Saturday, December 31, 2016

The Wars of the Roses

Henry A. (Harry) Payne: Choosing the Red and White Roses in the Temple Garden, 1910

Of all the incidents that are associated with particular places, none stands out more vividly than the scene told by Shakespeare, of the first beginning to the Wars of the Roses in the Temple Garden. Richard Plantagenet, with the Earls of Somerset, Suffolk, and Warwick, Vernon, and a lawyer, enter the Temple Garden ("Henry VI." Pt. I. Act 2, sc. iv.). Suffolk. Within the Temple Hall we were too loud; The garden here is more convenient. Plantagenet. Then say at once if I maintained the truth, Or else was wrangling Somerset in the error? The direct answer being evaded, Plantagenet continues- Since you are tongue-tied and so loath to speak, In dumb significants proclaim your thoughts; Let him that is a true-born gentleman, And stands upon the honour of his birth, If he suppose that I have pleaded truth, From off this brier pluck a white rose with me. Somerset. Let him that is no coward nor no flatterer, But dare maintain the party of the truth, Pluck a red rose from off this thorn with me. Warwick. I pluck this white rose with Plantagenet. Suffolk. I pluck this red rose with young Somerset. Vernon. I pluck this pale and maiden blossom here, Giving my verdict on the white rose side. Lawyer (to Somerset) ... The argument you held was wrong in you, In sign whereof I pluck a white rose too. Plan. Now, Somerset, where is your argument? Som. Here, in my scabbard, meditating that Shall dye your white rose in a bloody red. Plan. Hath not thy rose a canker, Somerset? Som. Hath not thy rose a thorn, Plantagenet? Plan. Ay, sharp and piercing to maintain his truth; Whiles thy consuming canker eats his falsehood. Som. Well, I'll find friends to wear my bleeding roses, That shall maintain what I have said is true. Warwick. And here I prophesy this brawl to-day, Grown to this faction in the Temple-garden, Shall send between the red rose and the white A thousand souls to death and deadly night.


Since Shakespeare’s day, popular perception of the Wars of the Roses has been confused by the propaganda of partisan supporters of the White or the Red, or by those who see the whole affair as a minor dynastic squabble.
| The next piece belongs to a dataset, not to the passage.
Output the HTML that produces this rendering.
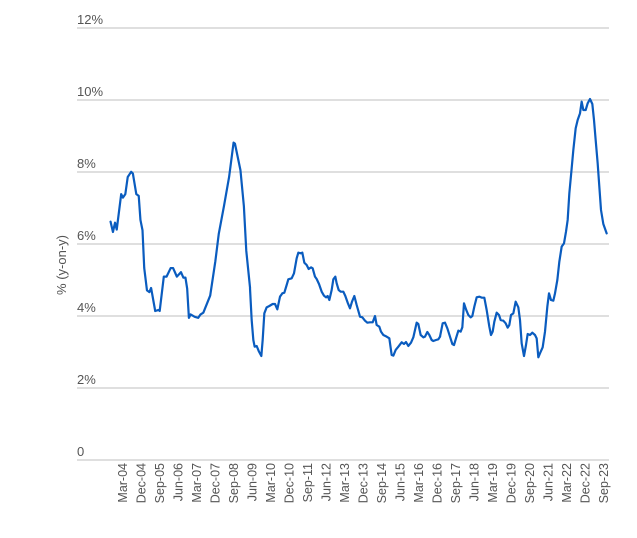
<!DOCTYPE html>
<html><head><meta charset="utf-8"><style>
body{margin:0;background:#fff;}
svg{display:block;font-family:"Liberation Sans",sans-serif;}
</style></head><body>
<svg width="637" height="538" viewBox="0 0 637 538">
<g stroke="#cccccc" stroke-width="1.2">
<line x1="77" x2="609" y1="28" y2="28"/><line x1="77" x2="609" y1="100" y2="100"/>
<line x1="77" x2="609" y1="172" y2="172"/><line x1="77" x2="609" y1="244" y2="244"/>
<line x1="77" x2="609" y1="316" y2="316"/><line x1="77" x2="609" y1="388" y2="388"/>
<line x1="77" x2="609" y1="460" y2="460"/>
</g>
<g fill="#555" font-size="13">
<text x="77" y="24">12%</text><text x="77" y="96">10%</text><text x="77" y="168">8%</text>
<text x="77" y="240">6%</text><text x="77" y="312">4%</text><text x="77" y="384">2%</text>
<text x="77" y="456">0</text>
</g>
<text transform="translate(66,265) rotate(-90)" text-anchor="middle" font-size="13" fill="#555">% (y-on-y)</text>
<g fill="none" stroke="#0a5cbf" stroke-width="2.2" stroke-linejoin="round" stroke-linecap="round">
<polyline vector-effect="non-scaling-stroke" transform="translate(59,0) scale(0.34364)" points="150,645 157,675 163,648 168,668 181,565 186,575 193,565 200,515 210,500 215,505 225,565 232,570 237,640 243,670 248,780 256,845 263,850 268,838 280,905 290,902 293,905 305,805 313,805 325,780 332,780 343,805 355,792 362,808 368,808 373,840 378,925 383,915 395,922 405,925 412,915 420,910 440,860 455,760 465,680 480,600 495,515 508,415 512,418 528,495 538,600 545,730 556,838"/>
<polyline vector-effect="non-scaling-stroke" transform="translate(250,220) scale(0.33333)" points="0,205 5,300 10,360 14,380 20,378 27,395 34,408 38,360 43,280 50,262 58,258 68,252 75,252 82,268 90,230 97,220 103,218 110,195 115,178 125,175 132,160 140,115 145,98 152,100 157,98 163,128 170,135 176,147 183,142 188,145 195,170 200,177 207,192 215,215 222,227 228,232 233,228 238,240 245,210 250,178 256,170 260,190 266,210 272,215 280,215 286,228 293,248 300,265 306,245 313,228 320,255 330,290 337,292 345,302 352,308 360,307 368,307 375,288 380,315 388,320 393,335 400,345 410,350 418,355 425,405 430,407 437,390 445,380 455,367 462,372 468,366 475,378 483,368 490,352 495,330 500,308 505,312 512,345 520,352 525,350 532,336 538,345 545,360 550,363 558,360 565,358 570,350"/>
<polyline vector-effect="non-scaling-stroke" transform="translate(440,80) scale(0.33333)" points="0,770 8,730 15,728 22,745 30,770 37,792 42,795 48,775 55,752 62,755 67,742 72,670 78,688 85,705 92,712 97,708 103,680 110,652 118,650 125,653 133,653 140,690 148,740 153,765 158,755 163,725 170,698 177,705 182,720 190,722 197,730 203,743 208,735 213,705 220,700 227,665 235,682 240,720 245,790 252,828 258,795 263,762 270,765 277,758 285,765 290,775 295,832 300,820 308,802 315,755 322,680 327,640 333,660 340,662 345,640 352,600 358,545 365,500 372,490 378,455 383,420 388,340 395,265 400,210 407,145 413,120 420,100 425,65 430,90 437,90 443,70 450,57 457,72 462,120 467,180 473,250 478,320 483,390 490,432 500,460"/>
</g>
<g fill="#555" font-size="12.5" text-anchor="end">
<text transform="translate(127,463) rotate(-90)">Mar-04</text>
<text transform="translate(145.5,463) rotate(-90)">Dec-04</text>
<text transform="translate(164,463) rotate(-90)">Sep-05</text>
<text transform="translate(182.5,463) rotate(-90)">Jun-06</text>
<text transform="translate(201,463) rotate(-90)">Mar-07</text>
<text transform="translate(219.5,463) rotate(-90)">Dec-07</text>
<text transform="translate(238,463) rotate(-90)">Sep-08</text>
<text transform="translate(256.5,463) rotate(-90)">Jun-09</text>
<text transform="translate(275,463) rotate(-90)">Mar-10</text>
<text transform="translate(293.5,463) rotate(-90)">Dec-10</text>
<text transform="translate(312,463) rotate(-90)">Sep-11</text>
<text transform="translate(330.5,463) rotate(-90)">Jun-12</text>
<text transform="translate(349,463) rotate(-90)">Mar-13</text>
<text transform="translate(367.5,463) rotate(-90)">Dec-13</text>
<text transform="translate(386,463) rotate(-90)">Sep-14</text>
<text transform="translate(404.5,463) rotate(-90)">Jun-15</text>
<text transform="translate(423,463) rotate(-90)">Mar-16</text>
<text transform="translate(441.5,463) rotate(-90)">Dec-16</text>
<text transform="translate(460,463) rotate(-90)">Sep-17</text>
<text transform="translate(478.5,463) rotate(-90)">Jun-18</text>
<text transform="translate(497,463) rotate(-90)">Mar-19</text>
<text transform="translate(515.5,463) rotate(-90)">Dec-19</text>
<text transform="translate(534,463) rotate(-90)">Sep-20</text>
<text transform="translate(552.5,463) rotate(-90)">Jun-21</text>
<text transform="translate(571,463) rotate(-90)">Mar-22</text>
<text transform="translate(589.5,463) rotate(-90)">Dec-22</text>
<text transform="translate(608,463) rotate(-90)">Sep-23</text>
</g>
</svg>
</body></html>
It is true that their significance in the history of the art or practice of warfare is small. And while the Wars were not the general bloodbath Shakespeare described for the Elizabethan stage, the royal house of Plantagenet was wiped out...along with other noble dynasties beside. Modern historical research, however, has shown that the era was no better nor worse than those that came before and after.